2- Compensação por recompras de ações bem ou mal cronometradas
As recompras de ações podem impactar significativamente o TSR, tanto de forma positiva quanto negativa — e esse efeito é difícil de prever.
Se a empresa recompra ações a um preço baixo e, depois, essas ações se valorizam, o TSR pode ser inflado artificialmente, favorecendo os participantes do plano.
Por outro lado, se a recompra ocorre a um preço alto e a ação desvaloriza em seguida, o TSR pode ser duplamente penalizado: a empresa gastou mais do que o valor atual da ação, e isso reduz o retorno total percebido.
O principal problema, nesse caso, é que o TSR acaba refletindo decisões financeiras da tesouraria — como o timing da recompra — e não, necessariamente, a performance real da gestão ou da operação da empresa.
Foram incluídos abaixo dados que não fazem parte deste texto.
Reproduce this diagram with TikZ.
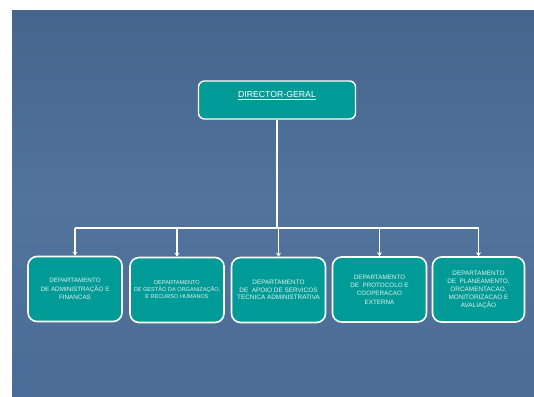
\documentclass[tikz,border=0pt]{standalone}
\usepackage{fontspec}
\setmainfont{Liberation Sans}
\usetikzlibrary{arrows.meta}
\definecolor{bgtop}{HTML}{45658D}
\definecolor{bgmid}{HTML}{52739B}
\definecolor{bgbot}{HTML}{4B6C96}
\definecolor{tealbox}{HTML}{009B96}
\definecolor{boxtext}{HTML}{E6F2F2}
\tikzset{
  deptbox/.style={draw=white, line width=1.6pt, fill=tealbox, rounded corners=9pt,
    minimum width=94pt, minimum height=65pt, inner sep=1pt, align=center,
    text=boxtext},
  headbox/.style={draw=white, line width=1.4pt, fill=tealbox, rounded corners=6pt,
    minimum width=157pt, minimum height=38pt, inner sep=0pt, text=white,
    font=\fontsize{8.7}{10}\selectfont},
  wire/.style={draw=white, line width=1.8pt},
  arrowwire/.style={wire, -{Stealth[length=4pt,width=5pt]}},
  txtA/.style={font=\fontsize{6.3}{8.3}\selectfont},
  txtB/.style={font=\fontsize{5.6}{7}\selectfont},
}
\begin{document}
\begin{tikzpicture}[x=1pt,y=-1pt]
\useasboundingbox (0,0) rectangle (534,396);
\fill[white] (0,0) rectangle (534,396);
\shade[top color=bgtop, bottom color=bgmid] (12,11) rectangle (534,200);
\shade[top color=bgmid, bottom color=bgbot] (12,200) rectangle (534,396);

\node[headbox] (dir) at (277,100) {};
\node[text=white, font=\fontsize{8.7}{10}\selectfont] (dirlabel) at (277,96) {\underline{DIRECTOR-GERAL}};

\node[deptbox, txtA] (b1) at (75,289) {DEPARTAMENTO\\DE ADMINISTRAÇÃO E\\FINANCAS};
\node[deptbox, txtB] (b2) at (177,290) {DEPARTAMENTO\\DE GESTÃO DA ORGANIZAÇÃO,\\E RECURSO HUMANOS};
\node[deptbox, txtA, font=\fontsize{6.4}{7.6}\selectfont] (b3) at (278.5,290) {DEPARTAMENTO\\DE\ \ APOIO DE SERVICOS\\TECNICA ADMINISTRATIVA};
\node[deptbox, txtA] (b4) at (379.5,289.5) {DEPARTAMENTO\\DE\ \ PROTOCOLO E\\COOPERACAO\\EXTERNA};
\node[deptbox, txtA, minimum width=92pt, font=\fontsize{6.4}{8}\selectfont] (b5) at (478.5,289.5) {DEPARTAMENTO\\DE\ \ PLANEAMENTO,\\ORCAMENTACAO,\\MONITORIZACAO E\\AVALIAÇÃO};

\coordinate (bus) at (277,228);
\draw[wire] (dir.south) -- (bus);
\draw[wire] (b1.north |- bus) -- (b5.north |- bus);
\foreach \b in {b1,b2,b3,b4,b5}{
  \draw[arrowwire] (\b.north |- bus) -- (\b.north);
}
\end{tikzpicture}
\end{document}
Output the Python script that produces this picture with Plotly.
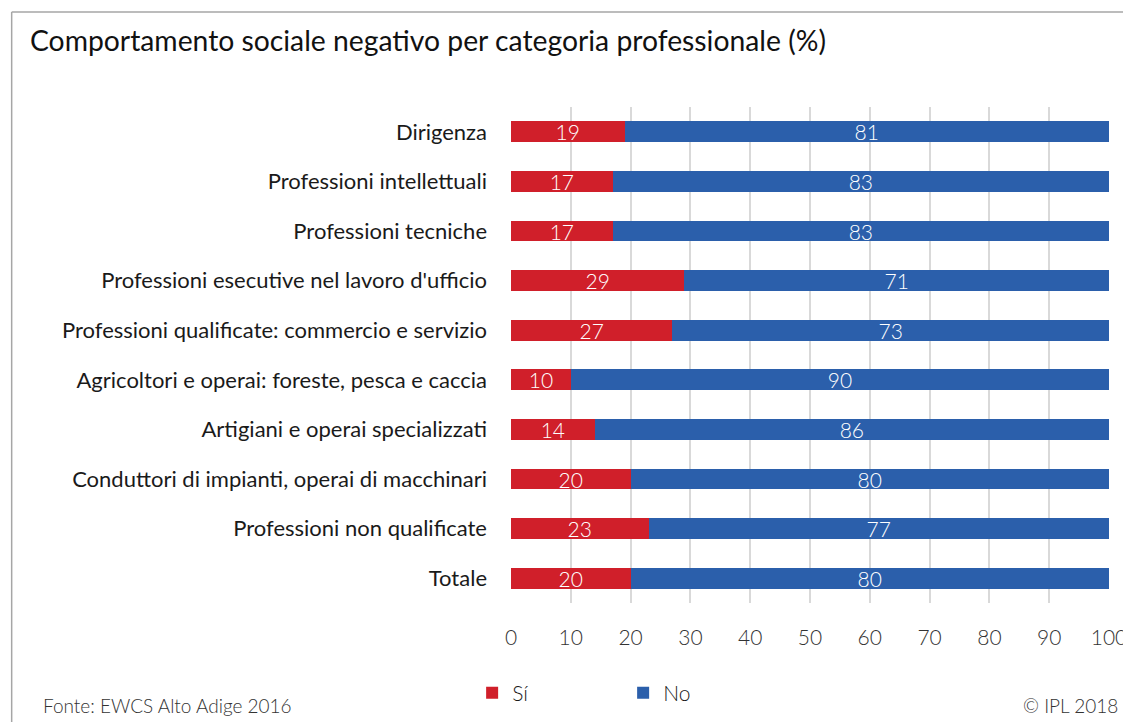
import plotly.graph_objects as go

# dati
categorie = [
    "Dirigenza",
    "Professioni intellettuali",
    "Professioni tecniche",
    "Professioni esecutive nel lavoro d'ufficio",
    "Professioni qualificate: commercio e servizio",
    "Agricoltori e operai: foreste, pesca e caccia",
    "Artigiani e operai specializzati",
    "Conduttori di impianti, operai di macchinari",
    "Professioni non qualificate",
    "Totale",
]
si = [19, 17, 17, 29, 27, 10, 14, 20, 23, 20]
no = [81, 83, 83, 71, 73, 90, 86, 80, 77, 80]
tick_vals = [0, 10, 20, 30, 40, 50, 60, 70, 80, 90, 100]

ROSSO = "#d01f2a"
BLU = "#2b5fab"
FONT = "Lato"

# la pagina ha un margine di 8px: le posizioni sotto sono in pixel dello schermo
OFF = 8
W, H = 1131, 722
L = 511 - OFF
R = W - (1111 - OFF)
T = 107 - OFF
B = H - (603 - OFF)


def px_x(px):
    return (px - OFF - L) / (W - L - R)


def px_y(py):
    return (H - B - (py - OFF)) / (H - T - B)


fig = go.Figure()

for nome, valori, colore in [("Sí", si, ROSSO), ("No", no, BLU)]:
    fig.add_trace(go.Bar(
        y=categorie, x=valori, name=nome, orientation="h",
        marker=dict(color=colore, line=dict(width=0)),
        text=valori, textposition="inside", insidetextanchor="middle",
        constraintext="none", textangle=0,
        textfont=dict(color="white", size=21, family=FONT, weight=300),
        hoverinfo="skip",
    ))

fig.update_layout(
    width=W, height=H,
    barmode="stack",
    bargap=0.58,
    margin=dict(l=L, r=R, t=T, b=B, pad=0),
    paper_bgcolor="white",
    plot_bgcolor="white",
    font=dict(family=FONT, color="#1a1a1a"),
    xaxis=dict(
        range=[0, 100], tickvals=tick_vals,
        showgrid=True, gridcolor="#d9d9d9", gridwidth=1.5,
        zeroline=False, showline=False,
        tickfont=dict(size=21, color="#333333", weight=300),
        ticklabelstandoff=20,
        ticklabeloverflow="allow",
        fixedrange=True,
    ),
    yaxis=dict(
        autorange="reversed",
        showgrid=False, zeroline=False, showline=False,
        tickfont=dict(size=22, color="#1a1a1a"),
        ticklabelstandoff=23,
        fixedrange=True,
    ),
    legend=dict(
        orientation="h",
        traceorder="normal",
        x=px_x(472), xanchor="left",
        y=px_y(693), yanchor="middle",
        font=dict(size=21, color="#1a1a1a", weight=300),
        entrywidth=106, entrywidthmode="pixels",
        itemclick=False, itemdoubleclick=False,
    ),
    showlegend=True,
)

# titolo e note
fig.add_annotation(
    text="Comportamento sociale negativo per categoria professionale (%)",
    xref="paper", yref="paper", x=px_x(26), y=px_y(40),
    xanchor="left", yanchor="middle", showarrow=False,
    font=dict(size=28.3, color="#111111", family=FONT),
)
fig.add_annotation(
    text="Fonte: EWCS Alto Adige 2016",
    xref="paper", yref="paper", x=px_x(39), y=px_y(705),
    xanchor="left", yanchor="middle", showarrow=False,
    font=dict(size=19, color="#333333", family=FONT, weight=300),
)
fig.add_annotation(
    text="© IPL 2018",
    xref="paper", yref="paper", x=px_x(1122), y=px_y(705),
    xanchor="right", yanchor="middle", showarrow=False,
    font=dict(size=19, color="#333333", family=FONT, weight=300),
)

# cornice
fig.add_shape(type="line", xref="paper", yref="paper",
              x0=px_x(10), x1=px_x(10), y0=px_y(12), y1=px_y(740),
              line=dict(color="#a6a6a6", width=1.5))
fig.add_shape(type="line", xref="paper", yref="paper",
              x0=px_x(10), x1=px_x(1150), y0=px_y(12), y1=px_y(12),
              line=dict(color="#a6a6a6", width=1.5))

fig.write_html("out.html")
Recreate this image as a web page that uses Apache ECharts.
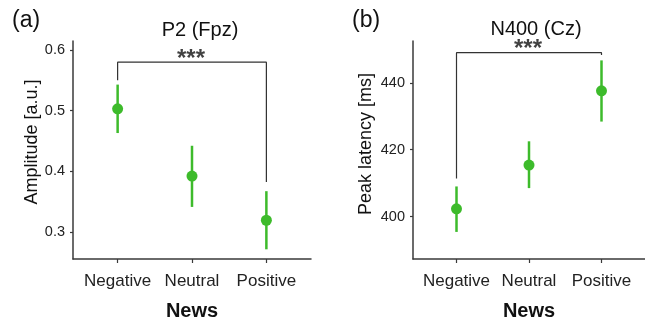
<!DOCTYPE html>
<html>
<head>
<meta charset="utf-8">
<script src="https://cdn.jsdelivr.net/npm/echarts@6/dist/echarts.min.js"></script>
<style>
  html, body { margin: 0; padding: 0; background: #fff; }
  #chart { width: 645px; height: 326px; }
</style>
</head>
<body>
<div id="chart"></div>
<script>
// categories on x
const categories = ['Negative', 'Neutral', 'Positive'];

// (a) P2 amplitude: mean, error low, error high
const p2Mean = [0.503, 0.392, 0.319];
const p2Low = [0.463, 0.341, 0.271];
const p2High = [0.543, 0.442, 0.367];
const p2Ticks = [0.3, 0.4, 0.5, 0.6];
// significance bracket (x, y) points
const p2Bracket = [[0, 0.550], [0, 0.580], [2, 0.580], [2, 0.382]];
const p2Star = [1, 0.580];

// (b) N400 peak latency
const n4Mean = [402.3, 415.4, 437.6];
const n4Low = [395.4, 408.5, 428.4];
const n4High = [409.0, 422.5, 446.7];
const n4Ticks = [400, 420, 440];
const n4Bracket = [[0, 411.4], [0, 449.0], [2, 449.0], [2, 448.3]];
const n4Star = [1, 449.0];

const green = '#3dbb2b';
const axisColor = '#3a3a3a';
const font = 'Liberation Sans, Arial, sans-serif';

const chart = echarts.init(document.getElementById('chart'));

function xAxisOf(idx) {
    return {
        type: 'value', gridIndex: idx, min: -0.6, max: 2.6,
        name: 'News', nameLocation: 'middle', nameGap: 42,
        nameTextStyle: { fontFamily: font, fontSize: 20, fontWeight: 'bold', color: '#111' },
        axisLine: { show: true, onZero: false, lineStyle: { color: axisColor, width: 1.5 } },
        axisTick: { show: true, customValues: [0, 1, 2], length: 4, lineStyle: { color: axisColor, width: 1.2 } },
        axisLabel: {
            customValues: [0, 1, 2], margin: 14,
            fontFamily: font, fontSize: 17, color: '#222',
            formatter: v => categories[Math.round(v)]
        },
        splitLine: { show: false }
    };
}

function yAxisOf(idx, min, max, ticks, name, gap, shift, fmt) {
    return {
        type: 'value', gridIndex: idx, min: min, max: max,
        name: name, nameLocation: 'middle', nameGap: gap, nameRotate: 90,
        nameTextStyle: { fontFamily: font, fontSize: 18, color: '#111', padding: [0, 0, 0, shift] },
        axisLine: { show: true, onZero: false, lineStyle: { color: axisColor, width: 1.5 } },
        axisTick: { show: true, customValues: ticks, length: 3, lineStyle: { color: axisColor, width: 1.2 } },
        axisLabel: { customValues: ticks, margin: 8, fontFamily: font, fontSize: 14.5, color: '#222', formatter: fmt },
        splitLine: { show: false }
    };
}

function errorSeries(idx, low, high) {
    return {
        type: 'custom', xAxisIndex: idx, yAxisIndex: idx, z: 2,
        data: low.map((l, i) => [i, l, high[i]]),
        renderItem: (params, api) => {
            const a = api.coord([api.value(0), api.value(1)]);
            const b = api.coord([api.value(0), api.value(2)]);
            return {
                type: 'line',
                shape: { x1: a[0], y1: a[1], x2: b[0], y2: b[1] },
                style: { stroke: green, lineWidth: 2.5 }
            };
        }
    };
}

function meanSeries(idx, mean) {
    return {
        type: 'scatter', xAxisIndex: idx, yAxisIndex: idx, z: 3,
        symbolSize: 11, itemStyle: { color: green, opacity: 1 },
        data: mean.map((m, i) => [i, m])
    };
}

function bracketSeries(idx, pts) {
    return {
        type: 'line', xAxisIndex: idx, yAxisIndex: idx, symbol: 'none',
        lineStyle: { color: '#333', width: 1.2 }, data: pts, z: 1
    };
}

function starSeries(idx, pt) {
    return {
        type: 'scatter', xAxisIndex: idx, yAxisIndex: idx, symbolSize: 0,
        data: [pt],
        label: {
            show: true, position: 'inside', offset: [-1, -3], formatter: '***',
            fontFamily: font, fontSize: 24, fontWeight: 'bold', color: '#111'
        }
    };
}

const option = {
    animation: false,
    grid: [
        { left: 73, top: 41, width: 238, height: 225 },
        { left: 413, top: 41, width: 242, height: 225 }
    ],
    title: [
        { text: 'P2 (Fpz)', left: 195, top: 15, textAlign: 'center',
          textStyle: { fontFamily: font, fontSize: 20, fontWeight: 'normal', color: '#111' } },
        { text: 'N400 (Cz)', left: 531, top: 14, textAlign: 'center',
          textStyle: { fontFamily: font, fontSize: 20, fontWeight: 'normal', color: '#111' } }
    ],
    graphic: [
        { type: 'text', left: 12, top: 9, style: { text: '(a)', fontFamily: font, fontSize: 23, fill: '#111' } },
        { type: 'text', left: 352, top: 9, style: { text: '(b)', fontFamily: font, fontSize: 23, fill: '#111' } }
    ],
    xAxis: [xAxisOf(0), xAxisOf(1)],
    yAxis: [
        yAxisOf(0, 0.255, 0.615, p2Ticks, 'Amplitude [a.u.]', 32, 16, v => v.toFixed(1)),
        yAxisOf(1, 387.3, 452.5, n4Ticks, 'Peak latency [ms]', 38, 12, v => String(v))
    ],
    series: [
        bracketSeries(0, p2Bracket), starSeries(0, p2Star),
        errorSeries(0, p2Low, p2High), meanSeries(0, p2Mean),
        bracketSeries(1, n4Bracket), starSeries(1, n4Star),
        errorSeries(1, n4Low, n4High), meanSeries(1, n4Mean)
    ]
};
chart.setOption(option);
</script>
</body>
</html>
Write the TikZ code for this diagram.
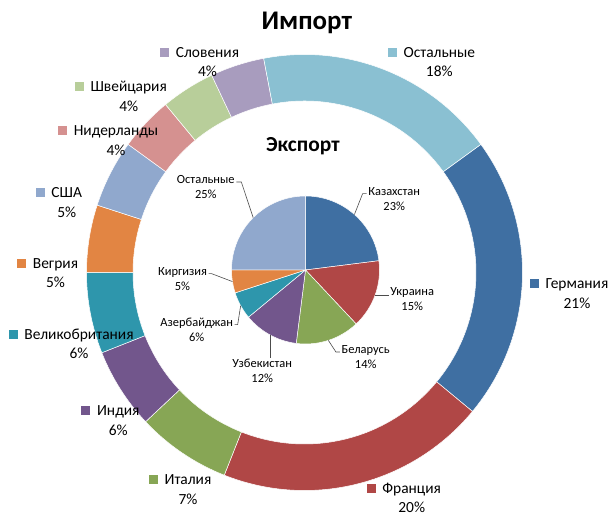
\documentclass[tikz,border=0pt]{standalone}
\usepackage{fontspec}
\setmainfont{Carlito}
\usetikzlibrary{positioning}
\definecolor{cBlue}{HTML}{3F6FA2}
\definecolor{cRed}{HTML}{B04746}
\definecolor{cGreen}{HTML}{87A655}
\definecolor{cPurple}{HTML}{72568C}
\definecolor{cTeal}{HTML}{2E96AC}
\definecolor{cOrange}{HTML}{E28543}
\definecolor{cSteel}{HTML}{90A8CD}
\definecolor{cPink}{HTML}{D59190}
\definecolor{cLime}{HTML}{B8CE9A}
\definecolor{cLilac}{HTML}{A89CBE}
\definecolor{cSky}{HTML}{8AC0D2}
\tikzset{
  seg/.style={draw=white, line width=0.5bp},
  lab/.style={font=\fontsize{15.5}{18}\selectfont, inner sep=0pt, text height=10bp, text depth=0pt},
  plab/.style={font=\fontsize{12.5}{15}\selectfont, inner sep=0pt, text height=8bp, text depth=0pt},
  key/.style={inner sep=0pt, minimum size=9bp},
  lead/.style={draw=black!70, line width=0.6bp}
}
\begin{document}
\begin{tikzpicture}[x=1bp, y=1bp]
\useasboundingbox (0,0) rectangle (608,523);

\node[font=\bfseries\fontsize{27}{30}\selectfont, inner sep=0pt, text height=17.5bp, text depth=0pt] (tImp) at (306.8,501.8) {Импорт};
\node[font=\bfseries\fontsize{21.5}{24}\selectfont, inner sep=0pt, text height=13bp, text depth=0pt] (tExp) at (302.8,377.5) {Экспорт};

\begin{scope}[shift={(304.5,250.5)}]
\foreach \a/\b/\c in {36/-39.6/cBlue, -39.6/-111.6/cRed, -111.6/-136.8/cGreen, -136.8/-158.4/cPurple, -158.4/-180/cTeal, 180/162/cOrange, 162/144/cSteel, 144/129.6/cPink, 129.6/115.2/cLime, 115.2/100.8/cLilac, 100.8/36/cSky}
   \filldraw[seg, fill=\c] (\a:218) arc[start angle=\a, end angle=\b, radius=218] -- (\b:171.5) arc[start angle=\b, end angle=\a, radius=171.5] -- cycle;
\end{scope}

\begin{scope}[shift={(305.5,253)}]
\foreach \a/\b/\c in {90/7.2/cBlue, 7.2/-46.8/cRed, -46.8/-97.2/cGreen, -97.2/-140.4/cPurple, -140.4/-162/cTeal, -162/-180/cOrange, 180/90/cSteel}
   \filldraw[seg, fill=\c] (0,0) -- (\a:74) arc[start angle=\a, end angle=\b, radius=74] -- cycle;
\foreach \m/\a in {Kaz/48.6, Ukr/-19.8, Bel/-72, Uzb/-118.8, Aze/-151.2, Kir/-171, Oth/135}
   \coordinate (m\m) at (\a:74);
\end{scope}

\foreach \n/\t/\p/\c/\x/\y in {Ger/Германия/21/cBlue/577/239, Fra/Франция/20/cRed/411.7/34.7, Ita/Италия/7/cGreen/188/43, Ind/Индия/6/cPurple/118.3/112.3, Gbr/Великобритания/6/cTeal/79/188.7, Hun/Вегрия/5/cOrange/55.5/259.7, Usa/США/5/cSteel/66.7/330.3, Nld/Нидерланды/4/cPink/116/392, Swi/Швейцария/4/cLime/128.7/436.3, Slo/Словения/4/cLilac/207.5/470.7, Oth/Остальные/18/cSky/439.3/470.7}{
   \node[lab] (n\n) at (\x,\y) {\t};
   \node[key, fill=\c, left=6.5bp of n\n] (k\n) {};
   \node[lab] (p\n) at (\x,\y-19.5) {\p\%};
   }

\foreach \n/\t/\p/\x/\y in {Kaz/Казахстан/23/394.2/331.3, Ukr/Украина/15/412.2/231.3, Bel/Беларусь/14/365.7/173, Uzb/Узбекистан/12/262.2/159, Aze/Азербайджан/6/196.7/200.3, Kir/Киргизия/5/182.5/251.3, Oth/Остальные/25/205.8/343}{
   \node[plab] (e\n) at (\x,\y) {\t};
   \node[plab] (q\n) at (\x,\y-15) {\p\%};
   }

\draw[lead] ([shift={(-1.5,-2)}]eKaz.west) -- ++(-4,0) -- (mKaz);
\draw[lead] (mUkr) -- ([xshift=-1.5bp]mUkr -| eUkr.west);
\draw[lead] ([shift={(-1.5,-2)}]eBel.west) -- ++(-4,0) -- (mBel);
\draw[lead] (mUzb) -- ([yshift=1.5bp]mUzb |- eUzb.north);
\draw[lead] ([shift={(1.5,-2)}]eAze.east) -- ++(3,0) -- (mAze);
\draw[lead] ([shift={(1.5,-2)}]eKir.east) -- ++(3,0) -- (mKir);
\draw[lead] ([shift={(1.5,-2)}]eOth.east) -- ++(5,0) -- (mOth);
\end{tikzpicture}
\end{document}
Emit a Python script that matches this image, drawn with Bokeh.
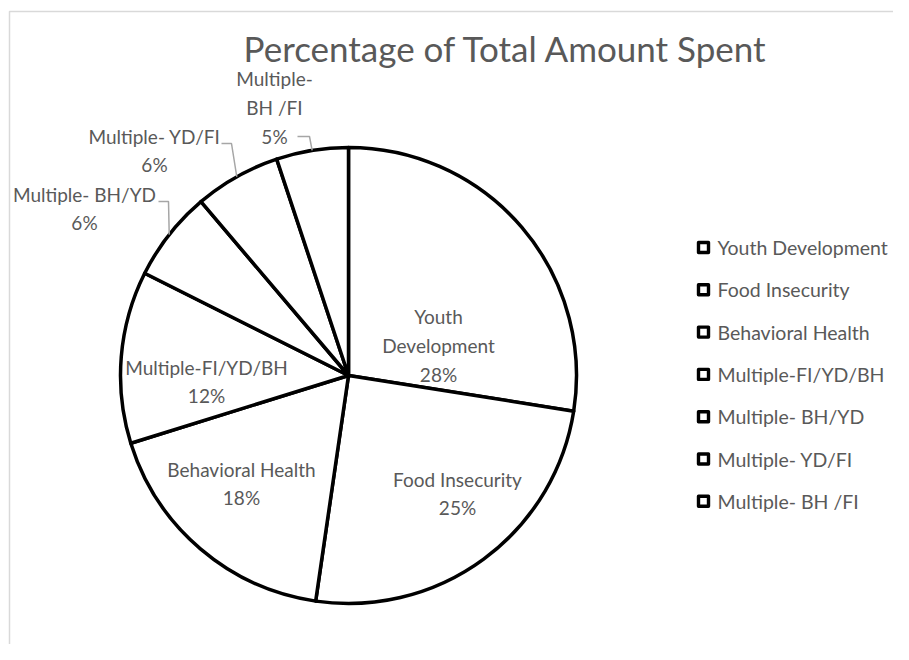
import numpy as np
from bokeh.plotting import figure
from bokeh.models import Range1d, ColumnDataSource
from bokeh.core.properties import value
from bokeh.embed import file_html
from bokeh.resources import INLINE

# ---------------- data ----------------
title_text = "Percentage of Total Amount  Spent"
categories = [" Youth Development", "Food Insecurity", "Behavioral Health",
              "Multiple-FI/YD/BH", "Multiple- BH/YD", "Multiple- YD/FI",
              "Multiple- BH /FI"]
slice_labels = ["Youth\nDevelopment", "Food Insecurity", "Behavioral Health",
                "Multiple-FI/YD/BH", "Multiple- BH/YD", "Multiple- YD/FI",
                "Multiple-\nBH /FI"]
shares = [27.5, 24.8, 17.9, 12.2, 6.4, 6.1, 5.1]

# ---------------- layout (picture pixel coordinates) ----------------
W, H = 893, 644
FONT = "Lato"
TXT = "#595959"
cx, cy, R = 348, 375, 228
# label block centres
label_xy = [(438, 345), (457, 493), (241, 483), (206, 381),
            (84, 208), (154, 150), (274, 107)]
# leader line elbows for outside labels
leaders = {4: [(158, 201), (168, 201)],
           5: [(221, 143), (231, 143)],
           6: [(297, 136), (309, 136)]}
legend_x, legend_y0, legend_dy = 703, 247, 42.3

def Y(py):
    return -py

p = figure(width=W, height=H, output_backend="svg", toolbar_location=None,
           x_range=Range1d(0, W), y_range=Range1d(-H, 0),
           x_axis_location=None, y_axis_location=None, min_border=0)
p.grid.visible = False
p.outline_line_color = None
p.background_fill_color = "white"
p.border_fill_color = "white"

# chart border (left and top visible)
p.line(x=[9, 9, W], y=[Y(H), Y(11), Y(11)], line_color="#d9d9d9", line_width=1.5)

# wedges
vals = np.array(shares, dtype=float)
frac = vals / vals.sum()
cum_end = np.cumsum(frac)
cum_start = cum_end - frac
start_angle = np.pi / 2 - 2 * np.pi * cum_end
end_angle = np.pi / 2 - 2 * np.pi * cum_start
mid = (start_angle + end_angle) / 2
src = ColumnDataSource(dict(start=start_angle, end=end_angle))
p.wedge(x=cx, y=Y(cy), radius=R, radius_units="screen", start_angle="start",
        end_angle="end", source=src, fill_color="white", line_color="black",
        line_width=3.5, line_join="round")

# leader lines
for i, pts in leaders.items():
    ex = cx + R * np.cos(mid[i])
    ey = Y(cy) + R * np.sin(mid[i])
    xs = [pt[0] for pt in pts] + [ex]
    ys = [Y(pt[1]) for pt in pts] + [ey]
    p.line(x=xs, y=ys, line_color="#a6a6a6", line_width=1.5)

# data labels
pct = [f"{round(v / vals.sum() * 100)}%" for v in vals]
texts = [f"{s}\n{q}" for s, q in zip(slice_labels, pct)]
p.text(x=[xy[0] for xy in label_xy], y=[Y(xy[1]) for xy in label_xy], text=texts,
       text_font=value(FONT), text_font_size="19px", text_color=TXT,
       text_align="center", text_baseline="middle", text_line_height=1.25)

# title
p.text(x=[510], y=[Y(47)], text=[title_text], text_font=value(FONT),
       text_font_size="35px", text_color=TXT, text_align="center",
       text_baseline="middle")

# legend
ly = [Y(legend_y0 + k * legend_dy) for k in range(len(categories))]
p.scatter(x=[legend_x] * len(categories), y=ly, marker="square", size=10,
          fill_color="white", line_color="black", line_width=3.4,
          line_join="round")
p.text(x=[legend_x + 14] * len(categories), y=ly, text=categories,
       text_font=value(FONT), text_font_size="19.5px", text_color=TXT,
       text_align="left", text_baseline="middle")

open("out.html", "w").write(file_html(p, INLINE))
TSR: ponto final ou o começo de uma estratégia mais equilibrada?
O TSR é, sem dúvida, uma métrica relevante para avaliar a performance de empresas listadas sob a ótica do investidor.
Ele permite alinhar o valor pago em programas de ILP ao retorno efetivamente entregue aos acionistas, sendo reconhecido por conselhos, investidores e demais stakeholders como um importante termômetro de criação de valor.
No entanto, sua aplicação exige cautela. É fundamental definir com clareza a metodologia de cálculo e garantir total transparência na mecânica do plano.
Quando mal estruturado — ou utilizado como único critério —, o TSR pode gerar incentivos desalinhados, especialmente em contextos de alta volatilidade.
A melhor prática tem sido combinar o TSR (absoluto e relativo) com indicadores operacionais, como EBITDA, ROIC ou crescimento de receita, além de manter uma parcela do ILP desvinculada de métricas de desempenho, com foco em retenção de talentos.
Esse equilíbrio contribui para um modelo de remuneração mais robusto, estratégico e sustentável.